Un programma non degno di un centrosinistra europeo

  
Romano Prodi e Camillo Ruini

Romano Prodi e Camillo Ruini

“Non c’è riconoscimento giuridico delle Unioni civili, non ci potrà essere un appoggio di gay e lesbiche al programma dell’Unione. Gli impegni precedentemente assunti dai leader del centrosinistra e dal candidato premier sono stati stracciati. Il centrosinistra italiano ha deciso che la benevolenza elettorale delle gerarchie vaticane è un bene superiore ai diritti delle persone. Ci auguriamo che le forze politiche che sappiamo avere realmente a cuore i diritti civili si battano affinché veda la luce quel nuovo istituto giuridico, diverso e distinto dal matrimonio, che è nella legislazione di tutti i grandi Paesi europei”.

Il presidente nazionale di Arcigay Sergio Lo Giudice si fa portavoce della rabbia di gay e lesbiche di fronte al risultato dell’incontro della scorsa notte in cui i leader dell’Unione hanno licenziato l’ultima versione del programma, da cui scompare il riferimento alla realizzazione dell’istituto delle Unioni civili concordato nell’incontro di San Martino in Campo del 5 e 6 dicembre scorso, che conteneva un impegno preciso:

«Le unioni civili come riconoscimento giuridico di una forma di relazione capace di assicurare prerogative e facoltà e di garantire reciprocità nei diritti e nei doveri. Punto di riferimento è il lavoro svolto nel’ambito del’indagine conoscitiva sulle "unioni di fatto e il Patto civile di solidarietà", condotta dalla commissione Giustizia della Camera dei deputati. Al fine di definire natura e qualità di tale forma di unione, non è dirimente il genere dei contraenti e il loro orientamento sessuale; va considerato, piuttosto, il sistema di relazioni (amicali, sentimentali, assistenziali, di mutualità e di reciprocità) — la sua stabilità e la sua intenzionalità — quale criterio qualificante la scelta del’unione».

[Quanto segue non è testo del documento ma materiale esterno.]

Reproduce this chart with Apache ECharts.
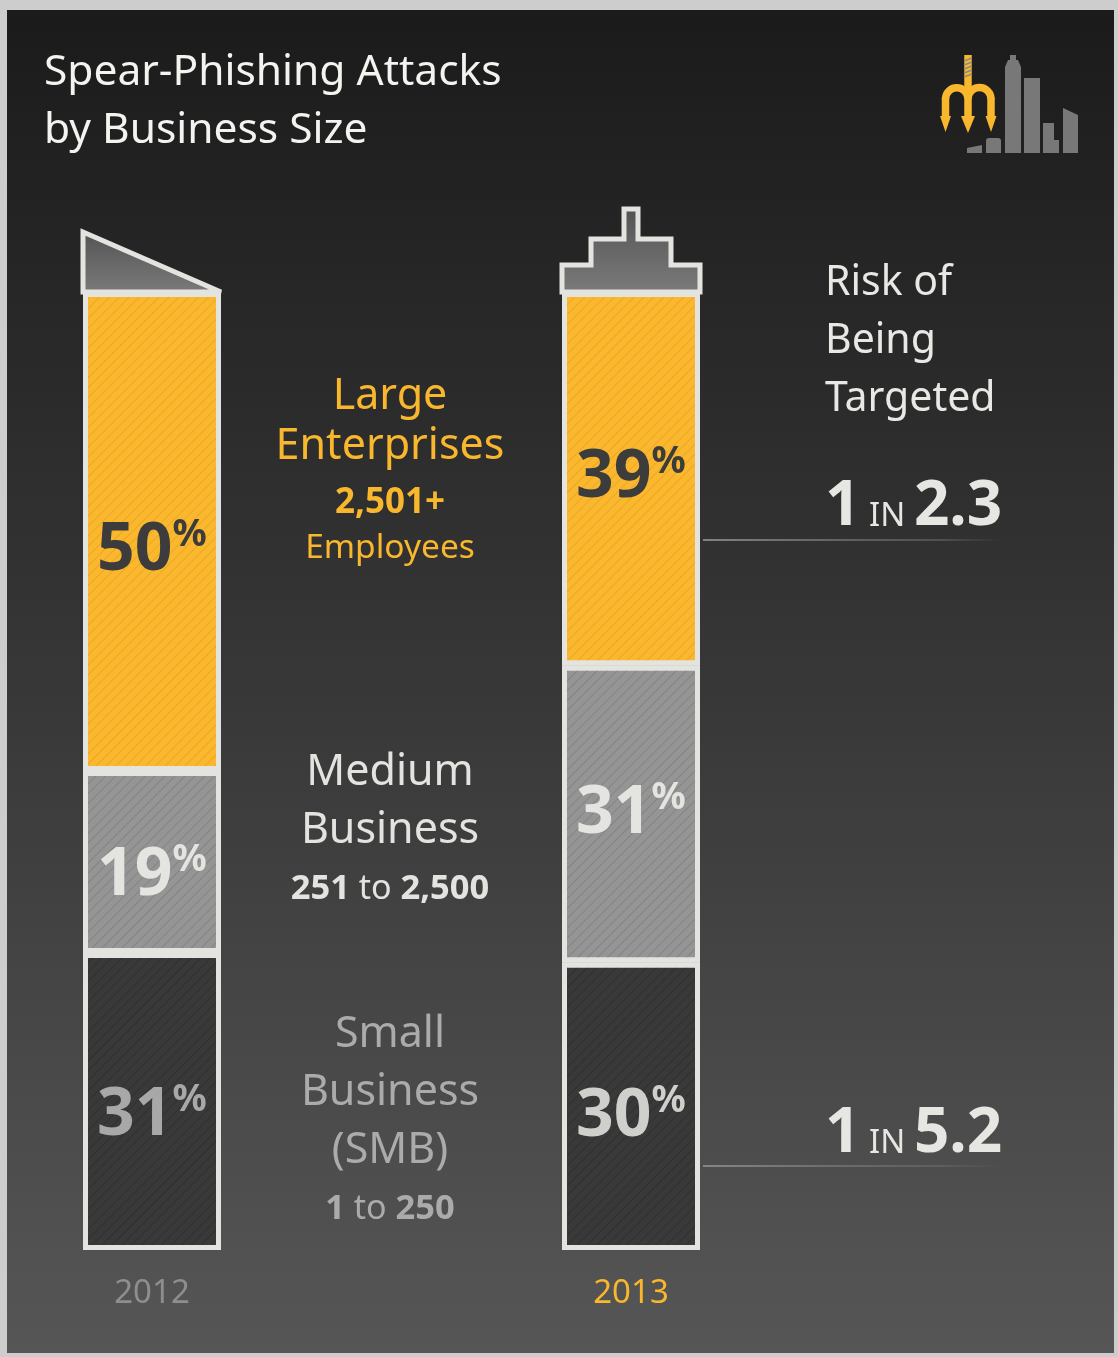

“Quella formulazione rappresentava un punto di sintesi fra le diverse culture politiche che compongono l’Unione — spiega la presidente di Arcilesbica, Francesca PoloEssa, tuttavia, riusciva a tenere conto anche della legittima ed indifferibile richiesta avanzata dall’ampio movimento che nel Paese sostiene la necessità di una legge sui Pacs: un riconoscimento giuridico pubblico delle coppie che vogliano accedere al nuovo istituto. Il testo licenziato ieri tradisce quelle istanze”.

La nuova formulazione, che ha registrato il disaccordo della Rosa nel pugno, elimina il riferimento all’istituto giuridico e parla solo di diritti delle singole persone:

"’Unione proporrà il riconoscimento giuridico di diritti, prerogative e facoltà alle persone che fanno parte delle unioni di fatto. Al fine di definire natura e qualità di una unione di fatto non è dirimente il genere dei conviventi e il loro orientamento sessuale. Va considerato piuttosto quale criterio qualificante il sistema di relazioni sentimentali, assistenziali e di solidarietà la loro stabilità e volontarietà".

"È la soluzione che era stata indicata dal cardinal Camillo Ruini, presidente dei vescovi italiani che, già nel settembre scorso, aveva suggerito di percorrere "la strada del diritto comune, assai ampia e adattabile alle diverse situazioni" e di procedere a promulgare "eventuali norme a loro tutela”.

“Puntare a tutelare singoli diritti al di fuori del riconoscimento giuridico pubblico della coppia unita civilmente — aggiunge Lo Giudice – significa non farsi carico della dignità sociale di milioni di coppie di fatto e ignorare le esigenze costituzionali di tutela giuridica delle formazioni sociali, come affermato dall’art. 2 della nostra Costituzione. Prodi aveva detto di non volersi ispirare a Zapatero ma ad Aznar, ma questa proposta è più arretrata di quella del Partito Popolare spagnolo. Così si disattende la Carta dei diritti fondamentali dell’Unione europea. L’’Unione è ancora in tempo: non tradisca le attese di milioni di italiane e di italiani”.